Dun Beag is one of the best preserved brochs and a good example of a broch tower. 

Brochs only appear in Scotland. They are dry stone structures formed of two concentric walls with a narrow entrance passage. Stone stairs ran between the walls to provide access, perhaps to upper floors, and the top.

Scotland’s brochs were built in the Iron Age, first emerging about 2,300 years ago. Their use continued until the middle of the first millennium CE.

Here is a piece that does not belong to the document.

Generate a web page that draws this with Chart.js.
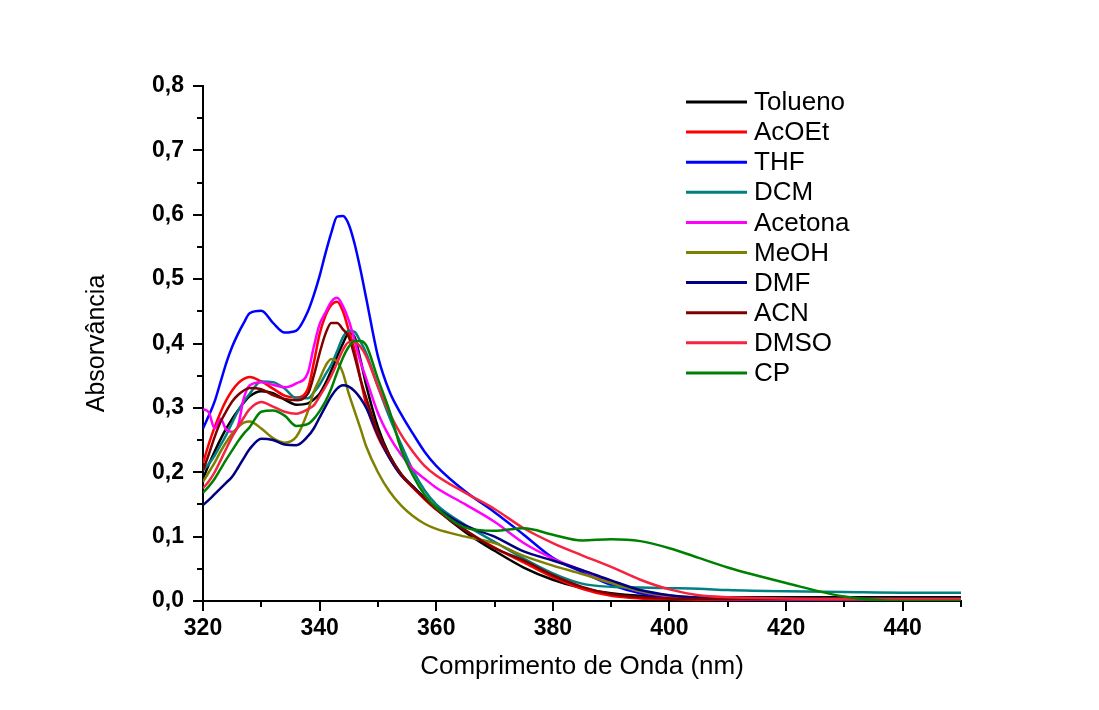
<!DOCTYPE html>
<html>
<head>
<meta charset="utf-8">
<script src="https://cdn.jsdelivr.net/npm/chart.js@4"></script>
<style>
  body { margin: 0; background: #fff; }
  #wrap { width: 1099px; height: 710px; position: relative; }
</style>
</head>
<body>
<div id="wrap"><canvas id="absChart"></canvas></div>
<script>
const wavelength = [320,321,322,323,324,325,326,327,328,330,332,334,336,338,339,340,341,342,343,344,345,346,347,348,350,352,354,356,358,360,365,370,375,380,385,390,395,400,405,410,420,430,440,450];

const tolueno = [0.190,0.212,0.232,0.251,0.268,0.283,0.296,0.308,0.318, 0.326,0.323,0.313,0.305,0.307, 0.313,0.322,0.338,0.358,0.380,0.400,0.416,0.410,0.375,0.335, 0.270,0.226,0.197,0.178,0.160,0.143, 0.107,0.078,0.052,0.033,0.020,0.012,0.008,0.007,0.006,0.006, 0.006,0.006,0.006,0.006];
const acoet = [0.214,0.244,0.270,0.293,0.312,0.327,0.338,0.345,0.348, 0.341,0.330,0.319,0.316,0.330, 0.370,0.415,0.443,0.460,0.465,0.450,0.420,0.390,0.345,0.305, 0.255,0.222,0.195,0.176,0.158,0.142, 0.110,0.083,0.060,0.037,0.019,0.008,0.004,0.003,0.002,0.002, 0.002,0.002,0.002,0.002];
const thf = [0.268,0.288,0.310,0.340,0.370,0.395,0.415,0.432,0.447, 0.451,0.432,0.417,0.420,0.450, 0.475,0.505,0.540,0.572,0.597,0.598,0.585,0.555,0.515,0.470, 0.380,0.325,0.290,0.260,0.232,0.210, 0.170,0.138,0.103,0.067,0.045,0.025,0.012,0.006,0.004,0.003, 0.003,0.003,0.003,0.003];
const dcm = [0.203,0.213,0.226,0.242,0.258,0.277,0.295,0.310,0.322, 0.341,0.340,0.330,0.315,0.315, 0.324,0.336,0.352,0.367,0.388,0.410,0.420,0.418,0.403,0.385, 0.333,0.285,0.243,0.203,0.172,0.150, 0.118,0.092,0.066,0.043,0.027,0.022,0.021,0.020,0.019,0.017, 0.015,0.014,0.013,0.013];
const acetona = [0.298,0.293,0.268,0.283,0.266,0.263,0.272,0.315,0.335, 0.340,0.336,0.332,0.338,0.355, 0.395,0.430,0.448,0.465,0.471,0.458,0.436,0.405,0.372,0.345, 0.292,0.255,0.227,0.205,0.190,0.176, 0.150,0.123,0.090,0.066,0.048,0.030,0.015,0.007,0.004,0.003, 0.002,0.002,0.002,0.002];
const meoh = [0.185,0.200,0.215,0.232,0.247,0.260,0.270,0.277,0.279, 0.268,0.253,0.246,0.255,0.295, 0.325,0.345,0.365,0.376,0.372,0.354,0.322,0.295,0.268,0.240, 0.200,0.170,0.148,0.132,0.120,0.112, 0.100,0.090,0.070,0.055,0.042,0.028,0.015,0.008,0.005,0.004, 0.003,0.003,0.003,0.003];
const dmf = [0.149,0.157,0.166,0.175,0.184,0.193,0.207,0.222,0.236, 0.252,0.250,0.243,0.242,0.256, 0.268,0.285,0.302,0.318,0.330,0.335,0.333,0.326,0.315,0.300, 0.258,0.222,0.195,0.178,0.160,0.145, 0.117,0.100,0.077,0.063,0.048,0.032,0.017,0.009,0.005,0.004, 0.003,0.003,0.003,0.003];
const acn = [0.203,0.228,0.255,0.278,0.295,0.310,0.320,0.327,0.331, 0.329,0.320,0.314,0.312,0.322, 0.350,0.385,0.415,0.432,0.432,0.422,0.410,0.380,0.345,0.315, 0.262,0.226,0.197,0.177,0.160,0.143, 0.110,0.082,0.063,0.040,0.022,0.011,0.006,0.004,0.003,0.003, 0.003,0.003,0.003,0.003];
const dmso = [0.175,0.186,0.200,0.218,0.237,0.255,0.270,0.285,0.298, 0.309,0.302,0.294,0.291,0.298, 0.304,0.318,0.333,0.350,0.370,0.390,0.402,0.402,0.395,0.380, 0.333,0.292,0.258,0.232,0.210,0.195, 0.168,0.143,0.113,0.090,0.071,0.053,0.033,0.018,0.009,0.006, 0.004,0.003,0.003,0.003];
const cp = [0.168,0.178,0.190,0.205,0.220,0.234,0.248,0.260,0.270, 0.294,0.296,0.288,0.272,0.275, 0.283,0.295,0.310,0.330,0.355,0.378,0.395,0.404,0.404,0.397, 0.345,0.295,0.235,0.195,0.165,0.145, 0.114,0.109,0.113,0.103,0.094,0.096,0.093,0.082,0.067,0.052, 0.028,0.007,0.000,0.000];

const seriesNames = ['Tolueno', 'AcOEt', 'THF', 'DCM', 'Acetona', 'MeOH', 'DMF', 'ACN', 'DMSO', 'CP'];
const seriesValues = [tolueno, acoet, thf, dcm, acetona, meoh, dmf, acn, dmso, cp];
const seriesColors = ['#000000', '#ff0000', '#0000ff', '#008080', '#ff00ff', '#808000', '#000080', '#800000', '#f5233f', '#008000'];

const yTicks = [0, 0.1, 0.2, 0.3, 0.4, 0.5, 0.6, 0.7, 0.8];

Chart.defaults.font.family = '"Liberation Sans", Arial, sans-serif';
Chart.defaults.color = '#000';

// short minor ticks between the labelled ones
const minorTicks = {
    id: 'minorTicks',
    afterDraw(chart) {
        const { ctx, scales: { x, y } } = chart;
        ctx.save();
        ctx.strokeStyle = '#000';
        ctx.lineWidth = 2;
        ctx.beginPath();
        for (let v = 330; v <= 450; v += 20) {
            const px = Math.round(x.getPixelForValue(v));
            ctx.moveTo(px, y.bottom);
            ctx.lineTo(px, y.bottom + 6);
        }
        for (let i = 0; i < yTicks.length - 1; i++) {
            const py = Math.round(y.getPixelForValue((yTicks[i] + yTicks[i + 1]) / 2));
            ctx.moveTo(x.left, py);
            ctx.lineTo(x.left - 6, py);
        }
        ctx.stroke();
        ctx.restore();
    }
};

// legend inside the plot, top right
const insideLegend = {
    id: 'insideLegend',
    afterDraw(chart) {
        const ctx = chart.ctx;
        ctx.save();
        ctx.font = '26px "Liberation Sans", Arial, sans-serif';
        ctx.textBaseline = 'middle';
        ctx.fillStyle = '#000';
        chart.data.datasets.forEach((ds, i) => {
            const yy = 102 + i * 30.1;
            ctx.strokeStyle = ds.borderColor;
            ctx.lineWidth = 3;
            ctx.beginPath();
            ctx.moveTo(686, yy);
            ctx.lineTo(747, yy);
            ctx.stroke();
            ctx.fillText(ds.label, 754, yy + 1);
        });
        ctx.restore();
    }
};

new Chart(document.getElementById('absChart'), {
    type: 'line',
    data: {
        datasets: seriesNames.map((name, i) => ({
            label: name,
            data: wavelength.map((w, j) => ({ x: w, y: seriesValues[i][j] })),
            borderColor: seriesColors[i],
            backgroundColor: seriesColors[i],
            borderWidth: 2.5,
            pointRadius: 0,
            cubicInterpolationMode: 'monotone',
            order: seriesNames.length - i
        }))
    },
    options: {
        responsive: true,
        maintainAspectRatio: false,
        animation: false,
        layout: { padding: { left: 0, right: 138, top: 86, bottom: 20 } },
        scales: {
            x: {
                type: 'linear',
                min: 320,
                max: 450,
                afterFit(scale) { scale.height = 89; },
                ticks: {
                    stepSize: 20,
                    includeBounds: false,
                    padding: 4,
                    font: { size: 23, weight: 'bold' }
                },
                grid: { drawOnChartArea: false, color: '#000', lineWidth: 2, tickLength: 10 },
                border: { display: true, color: '#000', width: 2 },
                title: {
                    display: true,
                    text: 'Comprimento de Onda (nm)',
                    font: { size: 26 },
                    padding: { top: 0, bottom: 8 }
                }
            },
            y: {
                min: 0,
                max: 0.8,
                afterFit(scale) { scale.width = 203; },
                afterBuildTicks(scale) { scale.ticks = yTicks.map(v => ({ value: v })); },
                ticks: {
                    padding: 9,
                    font: { size: 23, weight: 'bold' },
                    callback: v => v.toFixed(1).replace('.', ',')
                },
                grid: { drawOnChartArea: false, color: '#000', lineWidth: 2, tickLength: 10 },
                border: { display: true, color: '#000', width: 2 },
                title: {
                    display: true,
                    text: 'Absorvância',
                    font: { size: 25 },
                    padding: { top: 82, bottom: 0 }
                }
            }
        },
        plugins: {
            legend: { display: false },
            tooltip: { enabled: false }
        }
    },
    plugins: [minorTicks, insideLegend]
});
</script>
</body>
</html>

#Broch #scotland #struan #isleofskye #sunshine

Perched on a rocky hilltop, it displays a number of defensive features. The entrance is a narrow passage, and door-checks show it was once closed by a timber door. Once inside, there are very few breaks in the strong, tall dry stone walls. One opening, at ground level, leads to a small chamber – possibly a guardroom. Another leads to a narrow stone stair, of which 20 steps still survive, with another possible guard cell at the entrance.  It is likely to have been about 10 metres tall although there is only about 3 metres still standing. It would have been an imposing feature in the landscape. The view from up there takes in Loch Bracadale and the Outer Hebrides in the distance. Brodie the Fox Red Labrador is there to provide some scale.
9 comments
Bodhipaksa

@ChaHarper It's really interesting that brochs are found only in Scotland. An Irishwoman I talked to about crannogs was familiar with them from her homeland, so I had assumed that they would have had brochs as well.

Sarah E Bourne

@ChaHarper We're so glad we got to visit Dun Beach when we visited Skye this past May. It's a very special place.

Charles Harper

@sbourne That's great. I love the fact that something more than 2,000 years old is just there on a hilltop...

Simon Brooke

@ChaHarper There's the substantial remains of a building with many of the features of a broch, including the hollow centre, and the double walls and apparent accommodation within them, but roughly rectangular in plan, at Castlehaven Bay near Borgue, in Galloway. Whether it's a related to brochs or not I'm not qualified to say.

Charles Harper

@simon_brooke Thanks for telling me it existed...I found the entry on Canmore:
canmore.org.uk/site/63623/cast That doesn't make me qualified either but I trust Canmore to be filled with facts rather than opinions...

Peter Brown

@ChaHarper they are tantalisingly similar to the nuraghi of Sardinia.
And I can’t remember where I read it but I seem to recall that our sheep are descended from Sardinian sheep.